> Instructions for the task: Exactly as written, please set down all of the entries again, with no pictures.

Entries with chart source code
•••••
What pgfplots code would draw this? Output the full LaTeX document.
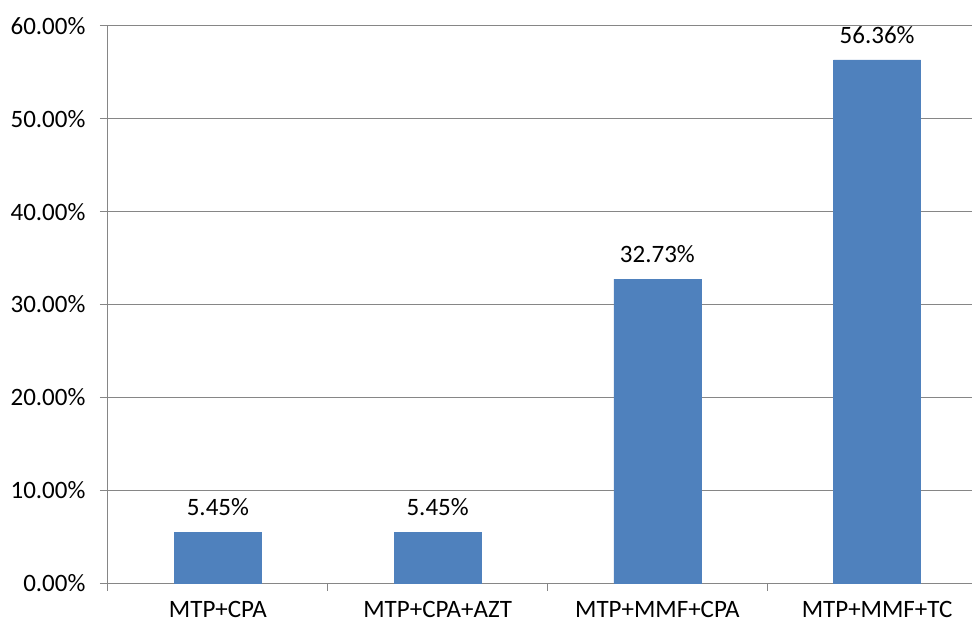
\documentclass[border=0pt]{standalone}
\usepackage{pgfplots}
\pgfplotsset{compat=1.18}
\usepackage{fontspec}
\setmainfont{Carlito}
\definecolor{barblue}{HTML}{4F81BD}
\definecolor{gridgray}{HTML}{868686}
\begin{document}
\fontsize{25bp}{29bp}\selectfont
\begin{tikzpicture}
\useasboundingbox (-108bp,-43bp) rectangle (864bp,583bp);
\begin{axis}[
  scale only axis,
  width=879bp, height=557bp,
  anchor=south west, at={(0,0)},
  xmin=-0.5, xmax=3.5,
  ymin=0, ymax=60,
  ytick={0,10,20,30,40,50,60},
  yticklabel={\pgfmathprintnumber[fixed,fixed zerofill,precision=2]{\tick}\%},
  /pgf/number format/assume math mode=true,
  xtick={0,1,2,3},
  xticklabels={MTP+CPA, MTP+CPA+AZT, MTP+MMF+CPA, MTP+MMF+TC},
  minor xtick={-0.5,0.5,1.5,2.5,3.5},
  major x tick style={draw=none},
  minor x tick style={draw=gridgray, line width=1bp},
  y tick style={draw=gridgray, line width=1bp},
  tick align=outside,
  major tick length=8bp,
  minor tick length=8bp,
  ymajorgrids,
  grid style={draw=gridgray, line width=1bp},
  axis x line*=bottom,
  axis y line*=left,
  axis line style={draw=gridgray, line width=1bp, -},
  tick label style={font=\fontsize{25bp}{29bp}\selectfont, text=black},
  yticklabel style={xshift=-6bp},
  xticklabel style={inner sep=0.5bp, yshift=-10bp},
  ybar,
  bar width=0.396,
  nodes near coords={\pgfmathprintnumber[fixed,fixed zerofill,precision=2]{\pgfplotspointmeta}\%},
  nodes near coords style={font=\fontsize{25bp}{29bp}\selectfont, text=black, anchor=south, yshift=8bp, /pgf/number format/assume math mode=true},
  clip=false,
]
\addplot[fill=barblue, draw=barblue] coordinates {(0,5.45) (1,5.45) (2,32.73) (3,56.36)};
\end{axis}
\end{tikzpicture}
\end{document}
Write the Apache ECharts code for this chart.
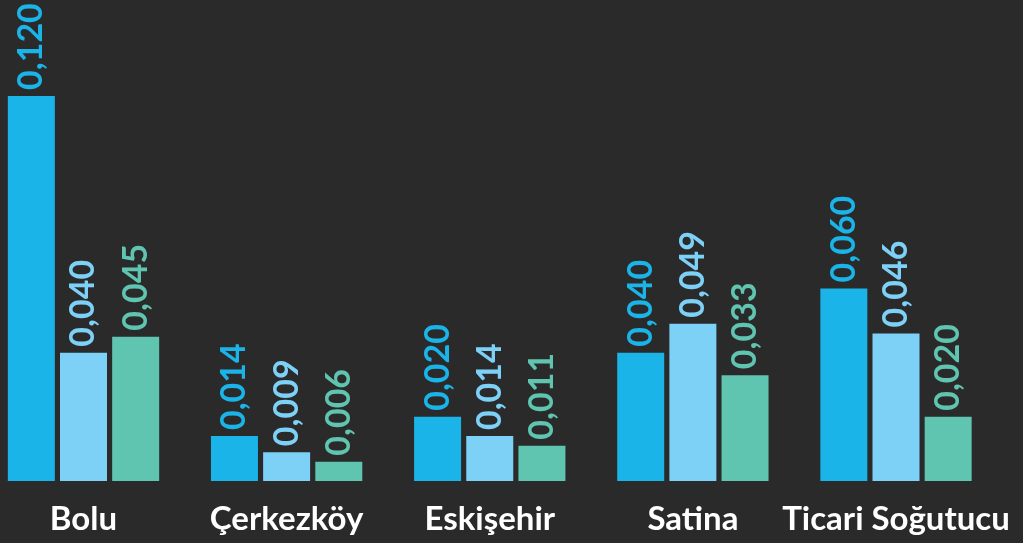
•••••
> Exercise result:
What pgfplots code would draw this? Output the full LaTeX document.
\documentclass[border=0pt]{standalone}
\usepackage{pgfplots}
\pgfplotsset{compat=1.18}
\usepackage{fontspec}
\setmainfont{Carlito}
\definecolor{barblue}{HTML}{4F81BD}
\definecolor{gridgray}{HTML}{868686}
\begin{document}
\fontsize{25bp}{29bp}\selectfont
\begin{tikzpicture}
\useasboundingbox (-108bp,-43bp) rectangle (864bp,583bp);
\begin{axis}[
  scale only axis,
  width=879bp, height=557bp,
  anchor=south west, at={(0,0)},
  xmin=-0.5, xmax=3.5,
  ymin=0, ymax=60,
  ytick={0,10,20,30,40,50,60},
  yticklabel={\pgfmathprintnumber[fixed,fixed zerofill,precision=2]{\tick}\%},
  /pgf/number format/assume math mode=true,
  xtick={0,1,2,3},
  xticklabels={MTP+CPA, MTP+CPA+AZT, MTP+MMF+CPA, MTP+MMF+TC},
  minor xtick={-0.5,0.5,1.5,2.5,3.5},
  major x tick style={draw=none},
  minor x tick style={draw=gridgray, line width=1bp},
  y tick style={draw=gridgray, line width=1bp},
  tick align=outside,
  major tick length=8bp,
  minor tick length=8bp,
  ymajorgrids,
  grid style={draw=gridgray, line width=1bp},
  axis x line*=bottom,
  axis y line*=left,
  axis line style={draw=gridgray, line width=1bp, -},
  tick label style={font=\fontsize{25bp}{29bp}\selectfont, text=black},
  yticklabel style={xshift=-6bp},
  xticklabel style={inner sep=0.5bp, yshift=-10bp},
  ybar,
  bar width=0.396,
  nodes near coords={\pgfmathprintnumber[fixed,fixed zerofill,precision=2]{\pgfplotspointmeta}\%},
  nodes near coords style={font=\fontsize{25bp}{29bp}\selectfont, text=black, anchor=south, yshift=8bp, /pgf/number format/assume math mode=true},
  clip=false,
]
\addplot[fill=barblue, draw=barblue] coordinates {(0,5.45) (1,5.45) (2,32.73) (3,56.36)};
\end{axis}
\end{tikzpicture}
\end{document}
Write the Apache ECharts code for this chart.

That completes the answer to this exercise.